UNITED STATES

SECURITIES AND EXCHANGE COMMISSION

Washington, D.C. 20549

 

 

FORM 8-K

 

 

CURRENT REPORT

Pursuant to Section 13 or 15(d) of

the Securities Exchange Act of 1934

Date of Report (Date of earliest event reported): May 7, 2013

 

 

Whiting Petroleum Corporation

(Exact name of registrant as specified in its charter)

 

 

 

Delaware   1-31899   20-0098515

(State or other jurisdiction

of incorporation)

 

(Commission

File Number)

 

(IRS Employer

Identification No.)

1700 Broadway, Suite 2300, Denver, Colorado 80290-2300

(Address of principal executive offices, including ZIP code)

(303) 837-1661

(Registrant’s telephone number, including area code)

 

 

Check the appropriate box below if the Form 8-K filing is intended to simultaneously satisfy the filing obligation of the registrant under any of the following provisions:

 

¨ Written communications pursuant to Rule 425 under the Securities Act (17 C.F.R. §230.425)

 

¨ Soliciting material pursuant to Rule 14a-12 under the Exchange Act (17 C.F.R. §240.14a-12)

 

¨ Pre-commencement communications pursuant to Rule 14d-2(b) under the Exchange Act (17 C.F.R. §240.14d-2(b))

 

¨ Pre-commencement communications pursuant to Rule 13e-4(c) under the Exchange Act (17 C.F.R. §240.13e-4(c))

 

 

 


Item 5.02. Departure of Directors or Certain Officers; Election of Directors; Appointment of Certain Officers; Compensatory Arrangements of Certain Officers.

Whiting Petroleum Corporation (the “Company”) held its annual meeting of stockholders on May 7, 2013 (the “Annual Meeting”), at which the stockholders of the Company approved the Whiting Petroleum Corporation 2013 Equity Incentive Plan (the “Plan”).

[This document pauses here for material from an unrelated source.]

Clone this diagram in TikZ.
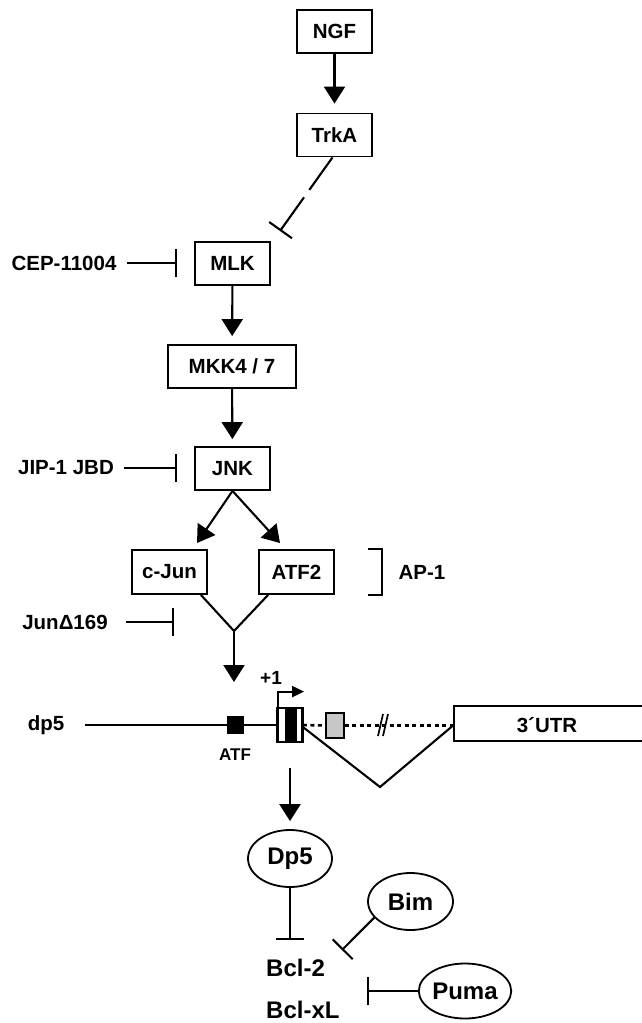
\documentclass[tikz,border=0pt]{standalone}
\usepackage{fontspec}
\setmainfont{Liberation Sans}
\usetikzlibrary{arrows.meta,shapes.geometric,calc}
\begin{document}
\begin{tikzpicture}[x=1pt,y=-1pt,
 lbl/.style={font=\bfseries\fontsize{20.5}{24}\selectfont, inner sep=0pt},
 small/.style={font=\bfseries\fontsize{17}{20}\selectfont, inner sep=0pt},
 big/.style={font=\bfseries\fontsize{24}{28}\selectfont, inner sep=0pt},
 box/.style={draw, line width=1.8pt, minimum height=43pt, minimum width=75pt, inner sep=0pt, font=\bfseries\fontsize{20.5}{24}\selectfont},
 oval/.style={ellipse, draw, line width=1.8pt, minimum width=84pt, minimum height=57pt, inner sep=0pt, font=\bfseries\fontsize{24}{28}\selectfont},
 ln/.style={line width=2.1pt},
 arr/.style={line width=2.1pt, -{Triangle[length=17pt,width=21pt]}},
 inh/.style={line width=2.1pt, -{Bar[width=28pt, line width=2.1pt]}},
 dotln/.style={line width=2.6pt, dash pattern=on 4pt off 3.5pt}]
\useasboundingbox (0,0) rectangle (641,1023);

% pathway boxes
\node[box] (ngf) at (334.5,31.5) {NGF};
\node[box] (trka) at (334.5,135) {TrkA};
\node[box] (mlk) at (232.5,263.5) {MLK};
\node[box, minimum width=128pt] (mkk) at (232,366.5) {MKK4 / 7};
\node[box] (jnk) at (232.5,468.5) {JNK};
\node[box, minimum height=44pt] (cjun) at (169.5,572) {c-Jun};
\node[box, minimum height=44pt] (atf2) at (296.5,572) {ATF2};

\draw[arr, shorten >=9pt] (ngf) -- (trka);
\coordinate (mlkbar) at (280,231);
\draw[inh, dash pattern=on 40pt off 9pt on 200pt] ($(trka.south)+(-2,0)$) -- (mlkbar);
\draw[arr, shorten >=8pt] (mlk) -- (mkk);
\draw[arr, shorten >=7pt] (mkk) -- (jnk);
\coordinate (t1) at (197,543);
\coordinate (t2) at (280,543);
\draw[arr] (jnk.south) -- (t1);
\draw[arr] (jnk.south) -- (t2);

% inhibitors
\node[lbl] (cep) at (64,263) {CEP-11004};
\coordinate (cepbar) at (177,263);
\draw[inh, shorten <=10pt] (cep) -- (cepbar);
\node[lbl] (jip) at (66,468) {JIP-1 JBD};
\coordinate (jipbar) at (177,468);
\draw[inh, shorten <=10pt] (jip) -- (jipbar);
\node[lbl] (jun) at (65,622) {JunΔ169};
\coordinate (junbar) at (174,622);
\draw[inh, shorten <=18pt] (jun) -- (junbar);

% AP-1 bracket
\draw[line width=1.8pt] ($(atf2.north east)+(33,0)$) -- ($(atf2.north east)+(47,0)$) -- ($(atf2.south east)+(47,0)$) -- ($(atf2.south east)+(33,0)$);
\node[lbl] (ap1) at (422,572) {AP-1};

% convergence
\coordinate (vj) at (234,631);
\draw[ln] ($(cjun.south east)+(-7,0)$) -- (vj) -- ($(atf2.south west)+(10,0)$);
\coordinate (t3) at (234,682);
\draw[arr] (vj) -- (t3);

% gene
\node[lbl] (dp5) at (46,725) {dp5};
\node[draw, fill=white, line width=1.8pt, minimum width=24pt, minimum height=33pt, inner sep=0pt] (exon) at (290,725) {};
\fill ($(exon.north)+(-5,0)$) rectangle ($(exon.south)+(7,0)$);
\draw[line width=1.8pt] (exon.north west) rectangle (exon.south east);
\node[fill=black, minimum width=17pt, minimum height=18pt, inner sep=0pt] (atfsq) at (235.5,725) {};
\draw[ln, shorten <=21pt] (dp5) -- (exon.west);
\node[small] (atflbl) at (235,755) {ATF};
\draw[line width=2pt, -{Triangle[length=12pt,width=11pt]}] ($(exon.north west)+(1,0)$) -- ++(0,-16) -- ++(26,0);
\node[font=\bfseries\fontsize{19}{22}\selectfont, inner sep=0pt] (plus1) at (271,678) {+1};

\node[draw, fill=black!22, line width=1.8pt, minimum width=18pt, minimum height=25pt, inner sep=0pt] (gray) at (335,725.5) {};
\node[draw, line width=1.8pt, minimum width=206pt, minimum height=35pt, inner sep=0pt] (utr) at (557,723.5) {};
\node[lbl] (utrlbl) at (547,725) {3´UTR};
\draw[dotln] (exon.east) -- (gray.west);
\draw[dotln] (gray.east) -- (utr.west |- gray.east);
\draw[line width=1.7pt] (378,736) -- (383,714);
\draw[line width=1.7pt] (383,736) -- (388,714);
\coordinate (vb) at (380,787);
\draw[ln] ($(exon.east)+(0,2)$) -- (vb) -- (utr.west |- gray.east);

% products
\coordinate (gd) at (290,768);
\node[oval] (dp5p) at (290,858.5) {Dp5};
\draw[arr, shorten >=8pt] (gd) -- (dp5p.north);
\coordinate (b1) at (290,940);
\draw[inh] (dp5p.south) -- (b1);
\node[big, anchor=west] (bcl2) at (266,968) {Bcl-2};
\node[big, anchor=west] (bclxl) at (266,1010) {Bcl-xL};
\node[oval, minimum width=85pt] (bim) at (410.5,901.5) {Bim};
\coordinate (b2) at (342,950);
\draw[inh] (bim.204) -- (b2);
\node[oval, minimum height=55pt] (puma) at (465,991) {Puma};
\coordinate (b3) at (367,991);
\draw[inh] (puma.west) -- (b3);
\end{tikzpicture}
\end{document}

The Plan provides that up to a total of 5,300,000 shares of the Company’s common stock may be issued thereunder. The Plan, which is administered by the Compensation Committee of the Company’s Board of Directors (the “Committee”), authorizes the grant to any of the Company’s or its affiliates’ key employees, including executive officers or employee-directors, of stock options, stock appreciation rights, restricted stock, restricted stock units, performance shares, performance units and annual and long-term incentive awards. The Committee may also grant non-qualified stock options, stock appreciation rights, restricted stock and restricted stock units to non-employee directors.

The Company cannot currently determine the benefits, if any, to be paid under the Plan in the future to the officers of the Company, including the Company’s named executive officers.

Prior to stockholder approval of the Plan, the Company had in effect the Whiting Petroleum Corporation 2003 Equity Incentive Plan (the “Prior Plan”) under which the Company was authorized to grant incentive awards to participants, including named executive officers. As a result of stockholder approval of the Plan at the Annual Meeting, the Prior Plan and the authority to grant new awards under the Prior Plan terminated on May 7, 2013. The Prior Plan continues to govern awards that were outstanding as of the date of its termination, and those awards will continue in force and effect until fully distributed or terminated pursuant to their terms.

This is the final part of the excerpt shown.